=== Collected material ===

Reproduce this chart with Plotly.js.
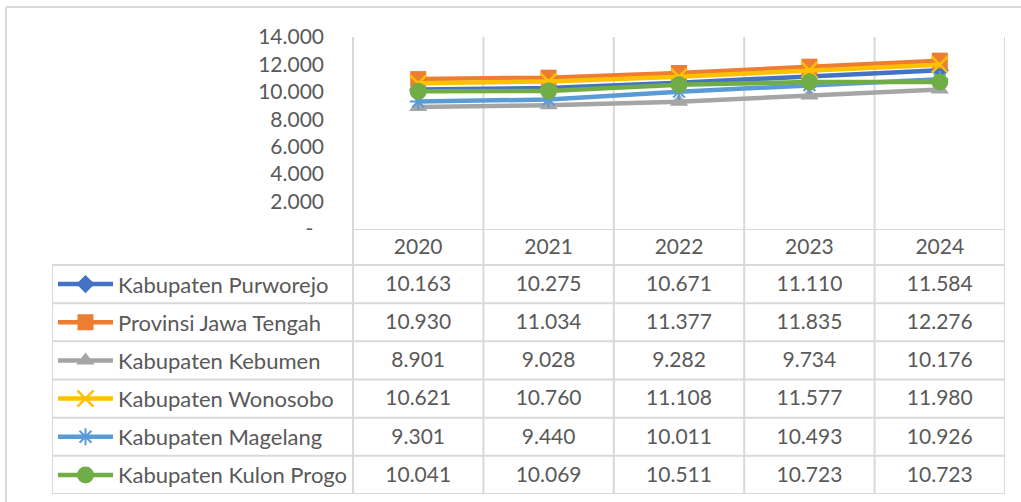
<!DOCTYPE html>
<html><head><meta charset="utf-8">
<script src="https://cdn.plot.ly/plotly-3.0.1.min.js"></script>
<style>html,body{margin:0;padding:0;background:#fff;}#chart{width:1021px;height:502px;}</style>
</head><body><div id="chart"></div>
<script>
// ---- data ----
const years = ['2020', '2021', '2022', '2023', '2024'];
const seriesNames = ['Kabupaten Purworejo', 'Provinsi Jawa Tengah', 'Kabupaten Kebumen', 'Kabupaten Wonosobo', 'Kabupaten Magelang', 'Kabupaten Kulon Progo'];
const purworejo  = [10163, 10275, 10671, 11110, 11584];
const jawaTengah = [10930, 11034, 11377, 11835, 12276];
const kebumen    = [8901, 9028, 9282, 9734, 10176];
const wonosobo   = [10621, 10760, 11108, 11577, 11980];
const magelang   = [9301, 9440, 10011, 10493, 10926];
const kulonProgo = [10041, 10069, 10511, 10723, 10723];
const yTickVals  = [0, 2000, 4000, 6000, 8000, 10000, 12000, 14000];
const yTickText  = ['-\u00a0\u00a0', '2.000', '4.000', '6.000', '8.000', '10.000', '12.000', '14.000'];

const seriesValues = [purworejo, jawaTengah, kebumen, wonosobo, magelang, kulonProgo];

// ---- styles ----
const colors = ['#4472C4', '#ED7D31', '#A5A5A5', '#FFC000', '#5B9BD5', '#70AD47'];
const markers = [
  {symbol: 'diamond', size: 14},
  {symbol: 'square', size: 16},
  {symbol: 'triangle-up', size: 16},
  {symbol: 'x-thin-open', size: 16, lw: 2.5},
  {symbol: 'asterisk-open', size: 14, lw: 2},
  {symbol: 'circle', size: 17}
];
const FONT = 'Lato, "Open Sans", sans-serif';
const TXT = '#595959';
const GRID = '#D9D9D9';
const FS = 21;      // numbers & ticks
const FS_NAME = 22; // series names

// ---- geometry (px) ----
const W = 1021, H = 502;
const plotL = 353, plotR = 1005, plotT = 37, plotB = 229;
const tabL = 52, tabB = 494, row1T = 265;
const colW = (plotR - plotL) / years.length;
const x2min = -0.5 - (plotL - tabL) / colW;
const rowH = (tabB - row1T) / seriesNames.length;
const y2top = -0.5 - (row1T - plotB) / rowH;
const px2x2 = p => x2min + (p - tabL) / colW;
const fy = p => 1 - p / H;
const textNudge = 1.5 / rowH; // small downward nudge of table numbers

function fmt(v) { return String(v).replace(/\B(?=(\d{3})+(?!\d))/g, '.'); }

const traces = [];
// chart lines
seriesValues.forEach((vals, i) => {
  const m = markers[i];
  traces.push({
    type: 'scatter', mode: 'lines+markers', x: years, y: vals, name: seriesNames[i],
    xaxis: 'x', yaxis: 'y', hoverinfo: 'skip', cliponaxis: false,
    line: {color: colors[i], width: 4.5},
    marker: {symbol: m.symbol, size: m.size, color: colors[i], line: {color: colors[i], width: m.lw || 0}}
  });
});
// legend keys in table
const keyX = [px2x2(58), px2x2(85.5), px2x2(113)];
seriesNames.forEach((n, i) => {
  const m = markers[i];
  traces.push({
    type: 'scatter', mode: 'lines+markers', x: keyX, y: [i, i, i],
    xaxis: 'x2', yaxis: 'y2', hoverinfo: 'skip', cliponaxis: false,
    line: {color: colors[i], width: 4.5},
    marker: {symbol: m.symbol, size: [0, m.size, 0], opacity: [0, 1, 0], color: colors[i], line: {color: colors[i], width: m.lw || 0}}
  });
});
// table numbers
seriesValues.forEach((vals, i) => {
  traces.push({
    type: 'scatter', mode: 'text', x: years.map((_, j) => j), y: vals.map(() => i + textNudge),
    text: vals.map(fmt), textposition: 'middle center',
    textfont: {family: FONT, size: FS, color: TXT},
    xaxis: 'x2', yaxis: 'y2', hoverinfo: 'skip', cliponaxis: false
  });
});
// header years
traces.push({
  type: 'scatter', mode: 'text', x: years.map((_, j) => j), y: years.map(() => (y2top - 0.5) / 2 + textNudge),
  text: years, textposition: 'middle center',
  textfont: {family: FONT, size: FS, color: TXT},
  xaxis: 'x2', yaxis: 'y2', hoverinfo: 'skip', cliponaxis: false
});

const annotations = seriesNames.map((n, i) => ({
  xref: 'x2', yref: 'y2', x: px2x2(116), y: i, text: n, showarrow: false,
  xanchor: 'left', yanchor: 'middle', font: {family: FONT, size: FS_NAME, color: TXT}
}));

const ln = {color: GRID, width: 2};
const shapes = [];
// outer border
shapes.push({type: 'line', xref: 'paper', yref: 'paper', x0: 6 / W, x1: 1.02, y0: fy(7), y1: fy(7), line: ln});
shapes.push({type: 'line', xref: 'paper', yref: 'paper', x0: 6 / W, x1: 6 / W, y0: fy(7), y1: -0.02, line: ln});
// vertical grid / table column lines
for (let k = 0; k <= years.length; k++) {
  shapes.push({type: 'line', xref: 'x2', yref: 'paper', x0: k - 0.5, x1: k - 0.5, y0: fy(plotT), y1: fy(tabB), line: ln, layer: 'below'});
}
// table left border
shapes.push({type: 'line', xref: 'x2', yref: 'y2', x0: x2min, x1: x2min, y0: -0.5, y1: seriesNames.length - 0.5, line: ln, layer: 'below'});
// x axis line / header bottom
shapes.push({type: 'line', xref: 'x2', yref: 'y2', x0: -0.5, x1: years.length - 0.5, y0: y2top, y1: y2top, line: ln, layer: 'below'});
for (let r = 0; r <= seriesNames.length; r++) {
  shapes.push({type: 'line', xref: 'x2', yref: 'y2', x0: x2min, x1: years.length - 0.5, y0: r - 0.5, y1: r - 0.5, line: ln, layer: 'below'});
}

const layout = {
  width: W, height: H, autosize: false,
  margin: {l: 0, r: 0, t: 0, b: 0, pad: 0},
  paper_bgcolor: '#fff', plot_bgcolor: 'rgba(0,0,0,0)',
  showlegend: false, hovermode: false,
  font: {family: FONT, color: TXT, size: FS},
  xaxis: {type: 'category', domain: [plotL / W, plotR / W], range: [-0.5, years.length - 0.5],
          showgrid: false, showline: false, zeroline: false, showticklabels: false, ticks: '', fixedrange: true},
  yaxis: {domain: [fy(plotB), fy(plotT)], range: [0, 14000], tickvals: yTickVals, ticktext: yTickText,
          showgrid: false, showline: false, zeroline: false, ticks: '', ticklabelstandoff: 28,
          tickfont: {family: FONT, size: FS, color: TXT}, fixedrange: true},
  xaxis2: {domain: [tabL / W, plotR / W], range: [x2min, years.length - 0.5], anchor: 'y2',
           visible: false, fixedrange: true},
  yaxis2: {domain: [fy(tabB), fy(plotB)], range: [seriesNames.length - 0.5, y2top], anchor: 'x2',
           visible: false, fixedrange: true},
  shapes: shapes,
  annotations: annotations
};

Plotly.newPlot('chart', traces, layout, {staticPlot: true, displayModeBar: false});
</script>
</body></html>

===

Written problem: Repeat the listing above exactly from its first line to the line containing "const FS_NAME = 22; // series names", both included, and omit the pictures.

Exercise result:
Reproduce this chart with Plotly.js.
<!DOCTYPE html>
<html><head><meta charset="utf-8">
<script src="https://cdn.plot.ly/plotly-3.0.1.min.js"></script>
<style>html,body{margin:0;padding:0;background:#fff;}#chart{width:1021px;height:502px;}</style>
</head><body><div id="chart"></div>
<script>
// ---- data ----
const years = ['2020', '2021', '2022', '2023', '2024'];
const seriesNames = ['Kabupaten Purworejo', 'Provinsi Jawa Tengah', 'Kabupaten Kebumen', 'Kabupaten Wonosobo', 'Kabupaten Magelang', 'Kabupaten Kulon Progo'];
const purworejo  = [10163, 10275, 10671, 11110, 11584];
const jawaTengah = [10930, 11034, 11377, 11835, 12276];
const kebumen    = [8901, 9028, 9282, 9734, 10176];
const wonosobo   = [10621, 10760, 11108, 11577, 11980];
const magelang   = [9301, 9440, 10011, 10493, 10926];
const kulonProgo = [10041, 10069, 10511, 10723, 10723];
const yTickVals  = [0, 2000, 4000, 6000, 8000, 10000, 12000, 14000];
const yTickText  = ['-\u00a0\u00a0', '2.000', '4.000', '6.000', '8.000', '10.000', '12.000', '14.000'];

const seriesValues = [purworejo, jawaTengah, kebumen, wonosobo, magelang, kulonProgo];

// ---- styles ----
const colors = ['#4472C4', '#ED7D31', '#A5A5A5', '#FFC000', '#5B9BD5', '#70AD47'];
const markers = [
  {symbol: 'diamond', size: 14},
  {symbol: 'square', size: 16},
  {symbol: 'triangle-up', size: 16},
  {symbol: 'x-thin-open', size: 16, lw: 2.5},
  {symbol: 'asterisk-open', size: 14, lw: 2},
  {symbol: 'circle', size: 17}
];
const FONT = 'Lato, "Open Sans", sans-serif';
const TXT = '#595959';
const GRID = '#D9D9D9';
const FS = 21;      // numbers & ticks
const FS_NAME = 22; // series names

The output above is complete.